How To Calculate Your Housing Expense Ratio

If you want to know your housing expense ratio right now, it’s possible. You need to follow a few steps to calculate your housing expense ratio.

Here are the steps:

  1. Combine All Housing Expenses

  2. Calculate Your Total Gross Salary

  3. Divide By Your Pre-Tax Income

  4. Evaluate The Results

You will have an answer after these.

Each step is necessary to find a percentage with the housing ratio formula. Let’s talk about each one a little more.

1. Combine All Housing Expenses

First, you need to find all of your housing expenses. Lay them out and combine them to determine an average per month. The fees come with a mortgage and other taxes and fees paid to own a home. This number is critical as a starting point to calculate housing expenses, so ensure you get it right with a housing expense calculator.
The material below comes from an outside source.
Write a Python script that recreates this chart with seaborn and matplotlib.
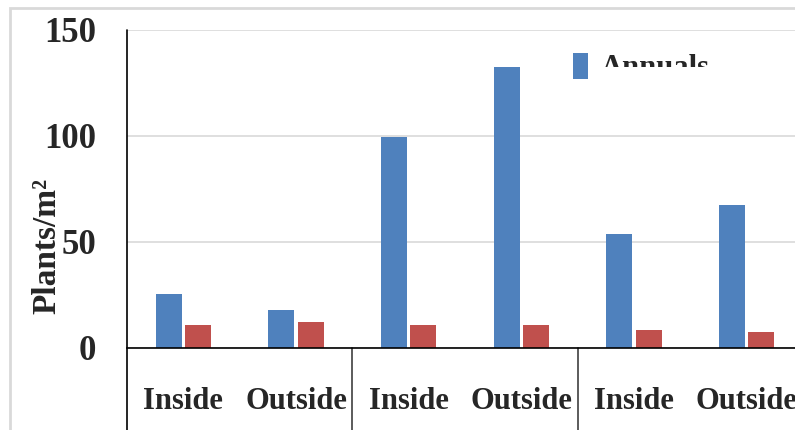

Housing expenses include principal and interest mortgage payments, estimated property taxes, homeowner’s insurance, mortgage insurance, and housing association fees. Add these together and note the total you pay per month.

2. Calculate Your Total Gross Salary

Next, consider the job you have. Calculate your total gross salary. This number should be written down or placed in a housing expense ratio calculator with the other number from your housing expenses.

Gross salary differs for everybody. It might include what you earn from a job, and it might incorporate money from a business. It might mean money from bonuses, overtime, child support, and alimony.

This salary includes everything you earn in a month. Add it together and determine what one month looks like for you. Once you have it, take your gross income number and housing expenses, and move on to the next step.

3. Divide By Your Pre-Tax Income

Next, it’s time to divide your expenses by your pre-tax income. Let’s examine an example – a family with a pre-tax income of $7,000 a month and expenses of $1,000 a month.

Take the expenses, $1,000, and divide it by the pre-tax income, $7,000. You end up with .14 or 14%. That means that if you pay $1,000 a month for expenses and earn $7,000 a month pre-tax, 14% of your money goes towards paying debts.

4. Evaluate The Results

Once you reach this stage, you have your final answer. It’s time to examine the number to determine if there is hope for a loan in the future with your housing expense ratio.

You need enough money to pay for your home and cover a loan. A lender will hesitate to give you money if the ratio is too high because they want to make it back.

Most lenders want a housing expense ratio below 28%. Although there are options if you drift above this percentage, they are much rarer and tricky to locate. Reduce your housing expense ratio for more affordable housing on the market.

Housing Expense Ratio vs. Debt-to-Income Ratio

The housing expense and debt-to-income ratio might seem similar, but they are different figures. Understanding the difference between the two is critical to provide you with all the knowledge you need in the borrowing process.

The housing expense ratio includes PITI expenses. Most lenders want this number to hit 28% or lower if you want approval for a mortgage.

The debt-to-income ratio includes PITI expenses and other monthly debts you owe. Lenders want to see the debt-to-income ratio at 36% or below if you need approval for a mortgage.

These ratios sit next to each other to determine how reliable a potential new homeowner will be when repaying their loans. They work together in something called the 28/36 rule.

What Is The 28/36 Rule & How Does It Affect Your Loan?

The 28/36 rule is commonplace in the housing market, but not everyone knows what it means. This standard can have an impact on your loans for a home.

In this rule, 28 represents the housing expense ratio. The 36 depicts the debt-to-income. The housing expense ratio, in this case, is the front-end ratio, while the debt-to-income is the back-end ratio.

If you spend more than 36% on loan repayment, it might be tricky for you to land a mortgage for a home. Lenders are less confident in your ability to have enough money.

To improve your shot at a mortgage, pay off your debts. This action will lower your debt-to-income ratio and make home ownership more likely.


It’s critical to know if you can buy a home or if you qualify for a mortgage before settling on a final choice. The housing expense ratio is a percentage that determines how much of your income pays for the home. It helps underwriters decide if you will pay or if they should refuse the loan. Calculate your housing expense ratio to see where you are.